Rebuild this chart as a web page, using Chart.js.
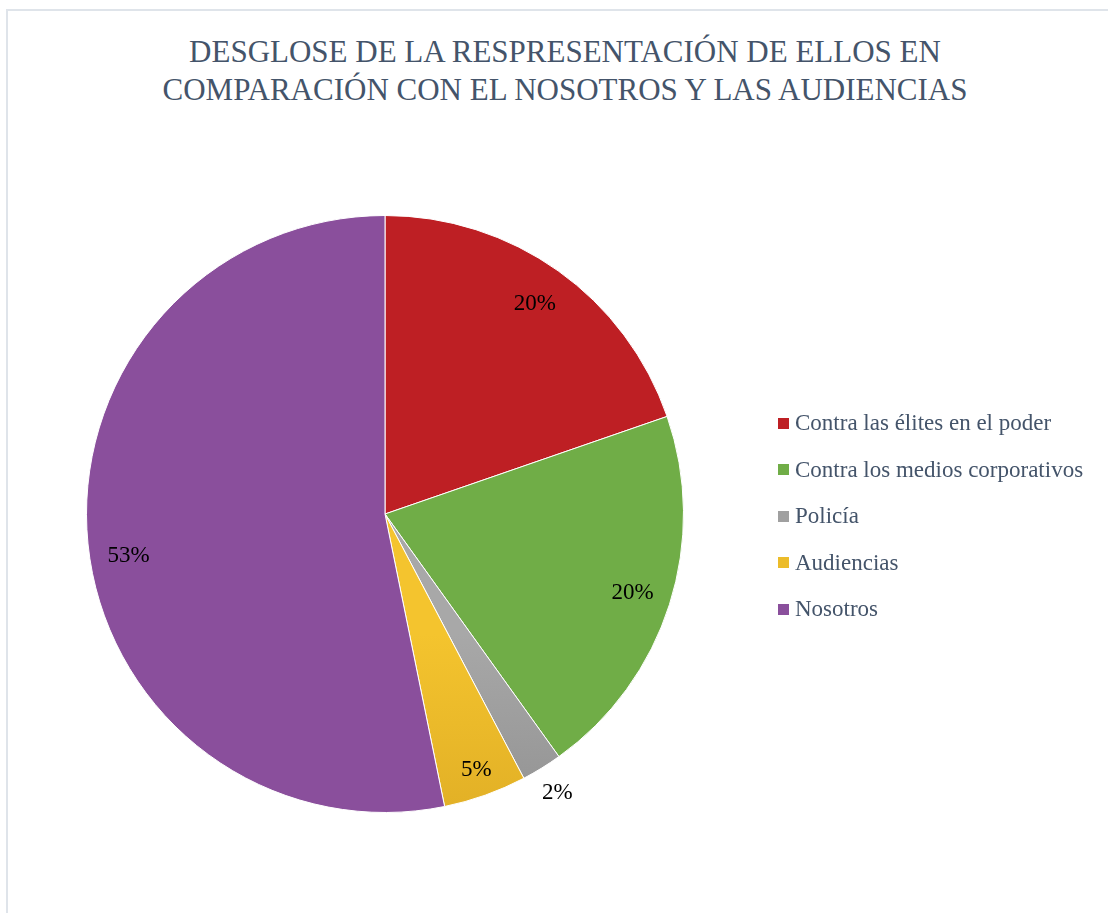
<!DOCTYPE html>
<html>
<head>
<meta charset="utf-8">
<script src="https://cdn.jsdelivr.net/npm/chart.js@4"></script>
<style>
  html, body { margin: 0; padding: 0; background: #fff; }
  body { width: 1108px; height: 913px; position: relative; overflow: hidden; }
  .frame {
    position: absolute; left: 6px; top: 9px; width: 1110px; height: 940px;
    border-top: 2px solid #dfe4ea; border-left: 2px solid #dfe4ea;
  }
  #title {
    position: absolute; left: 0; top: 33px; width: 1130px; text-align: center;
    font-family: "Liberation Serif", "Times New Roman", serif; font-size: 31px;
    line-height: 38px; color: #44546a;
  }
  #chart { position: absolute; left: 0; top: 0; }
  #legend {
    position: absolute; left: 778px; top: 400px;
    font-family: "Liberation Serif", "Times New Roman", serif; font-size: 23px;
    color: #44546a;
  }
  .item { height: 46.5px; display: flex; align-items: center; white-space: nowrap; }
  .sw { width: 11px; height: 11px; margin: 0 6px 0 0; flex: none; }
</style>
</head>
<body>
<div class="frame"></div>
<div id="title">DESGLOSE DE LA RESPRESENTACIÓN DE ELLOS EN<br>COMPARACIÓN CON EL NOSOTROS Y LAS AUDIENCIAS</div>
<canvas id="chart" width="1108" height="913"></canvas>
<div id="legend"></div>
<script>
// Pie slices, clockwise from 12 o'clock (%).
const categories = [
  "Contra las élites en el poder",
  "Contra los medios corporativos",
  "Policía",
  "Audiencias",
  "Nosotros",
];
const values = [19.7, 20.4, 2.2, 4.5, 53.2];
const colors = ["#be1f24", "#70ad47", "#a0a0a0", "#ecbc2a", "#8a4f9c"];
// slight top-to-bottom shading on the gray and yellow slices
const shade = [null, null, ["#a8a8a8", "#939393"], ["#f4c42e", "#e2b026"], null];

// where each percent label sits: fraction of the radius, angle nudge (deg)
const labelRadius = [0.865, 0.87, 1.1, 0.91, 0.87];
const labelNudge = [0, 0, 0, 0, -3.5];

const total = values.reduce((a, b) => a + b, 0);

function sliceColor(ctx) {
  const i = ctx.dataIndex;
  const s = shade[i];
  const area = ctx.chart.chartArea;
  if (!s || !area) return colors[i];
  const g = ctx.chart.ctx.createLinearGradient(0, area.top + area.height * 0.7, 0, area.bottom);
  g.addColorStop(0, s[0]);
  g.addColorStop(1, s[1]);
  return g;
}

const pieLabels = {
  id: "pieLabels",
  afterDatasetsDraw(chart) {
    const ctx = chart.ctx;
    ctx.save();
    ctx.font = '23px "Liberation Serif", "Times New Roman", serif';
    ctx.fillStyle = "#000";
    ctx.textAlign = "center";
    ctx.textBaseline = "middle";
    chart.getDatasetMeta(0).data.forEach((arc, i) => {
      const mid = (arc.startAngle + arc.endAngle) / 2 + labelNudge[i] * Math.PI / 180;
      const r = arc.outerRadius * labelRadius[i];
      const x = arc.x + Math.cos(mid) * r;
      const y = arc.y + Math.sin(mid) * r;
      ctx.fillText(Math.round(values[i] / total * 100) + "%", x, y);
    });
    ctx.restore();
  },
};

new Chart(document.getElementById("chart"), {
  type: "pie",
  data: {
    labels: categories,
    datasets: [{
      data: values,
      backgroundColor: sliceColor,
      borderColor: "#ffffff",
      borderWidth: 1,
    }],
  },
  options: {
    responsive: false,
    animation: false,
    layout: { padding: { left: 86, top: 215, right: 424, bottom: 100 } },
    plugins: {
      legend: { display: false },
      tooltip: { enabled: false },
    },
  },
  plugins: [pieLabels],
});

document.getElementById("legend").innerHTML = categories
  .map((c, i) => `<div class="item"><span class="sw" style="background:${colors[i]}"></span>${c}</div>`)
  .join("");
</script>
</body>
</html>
──────
*Goal:* Copy each line in full and exactly, omitting any picture.

*Solved problem:*
Rebuild this chart as a web page, using Chart.js.
<!DOCTYPE html>
<html>
<head>
<meta charset="utf-8">
<script src="https://cdn.jsdelivr.net/npm/chart.js@4"></script>
<style>
  html, body { margin: 0; padding: 0; background: #fff; }
  body { width: 1108px; height: 913px; position: relative; overflow: hidden; }
  .frame {
    position: absolute; left: 6px; top: 9px; width: 1110px; height: 940px;
    border-top: 2px solid #dfe4ea; border-left: 2px solid #dfe4ea;
  }
  #title {
    position: absolute; left: 0; top: 33px; width: 1130px; text-align: center;
    font-family: "Liberation Serif", "Times New Roman", serif; font-size: 31px;
    line-height: 38px; color: #44546a;
  }
  #chart { position: absolute; left: 0; top: 0; }
  #legend {
    position: absolute; left: 778px; top: 400px;
    font-family: "Liberation Serif", "Times New Roman", serif; font-size: 23px;
    color: #44546a;
  }
  .item { height: 46.5px; display: flex; align-items: center; white-space: nowrap; }
  .sw { width: 11px; height: 11px; margin: 0 6px 0 0; flex: none; }
</style>
</head>
<body>
<div class="frame"></div>
<div id="title">DESGLOSE DE LA RESPRESENTACIÓN DE ELLOS EN<br>COMPARACIÓN CON EL NOSOTROS Y LAS AUDIENCIAS</div>
<canvas id="chart" width="1108" height="913"></canvas>
<div id="legend"></div>
<script>
// Pie slices, clockwise from 12 o'clock (%).
const categories = [
  "Contra las élites en el poder",
  "Contra los medios corporativos",
  "Policía",
  "Audiencias",
  "Nosotros",
];
const values = [19.7, 20.4, 2.2, 4.5, 53.2];
const colors = ["#be1f24", "#70ad47", "#a0a0a0", "#ecbc2a", "#8a4f9c"];
// slight top-to-bottom shading on the gray and yellow slices
const shade = [null, null, ["#a8a8a8", "#939393"], ["#f4c42e", "#e2b026"], null];

// where each percent label sits: fraction of the radius, angle nudge (deg)
const labelRadius = [0.865, 0.87, 1.1, 0.91, 0.87];
const labelNudge = [0, 0, 0, 0, -3.5];

const total = values.reduce((a, b) => a + b, 0);

function sliceColor(ctx) {
  const i = ctx.dataIndex;
  const s = shade[i];
  const area = ctx.chart.chartArea;
  if (!s || !area) return colors[i];
  const g = ctx.chart.ctx.createLinearGradient(0, area.top + area.height * 0.7, 0, area.bottom);
  g.addColorStop(0, s[0]);
  g.addColorStop(1, s[1]);
  return g;
}

const pieLabels = {
  id: "pieLabels",
  afterDatasetsDraw(chart) {
    const ctx = chart.ctx;
    ctx.save();
    ctx.font = '23px "Liberation Serif", "Times New Roman", serif';
    ctx.fillStyle = "#000";
    ctx.textAlign = "center";
    ctx.textBaseline = "middle";
    chart.getDatasetMeta(0).data.forEach((arc, i) => {
      const mid = (arc.startAngle + arc.endAngle) / 2 + labelNudge[i] * Math.PI / 180;
      const r = arc.outerRadius * labelRadius[i];
      const x = arc.x + Math.cos(mid) * r;
      const y = arc.y + Math.sin(mid) * r;
      ctx.fillText(Math.round(values[i] / total * 100) + "%", x, y);
    });
    ctx.restore();
  },
};

new Chart(document.getElementById("chart"), {
  type: "pie",
  data: {
    labels: categories,
    datasets: [{
      data: values,
      backgroundColor: sliceColor,
      borderColor: "#ffffff",
      borderWidth: 1,
    }],
  },
  options: {
    responsive: false,
    animation: false,
    layout: { padding: { left: 86, top: 215, right: 424, bottom: 100 } },
    plugins: {
      legend: { display: false },
      tooltip: { enabled: false },
    },
  },
  plugins: [pieLabels],
});

document.getElementById("legend").innerHTML = categories
  .map((c, i) => `<div class="item"><span class="sw" style="background:${colors[i]}"></span>${c}</div>`)
  .join("");
</script>
</body>
</html>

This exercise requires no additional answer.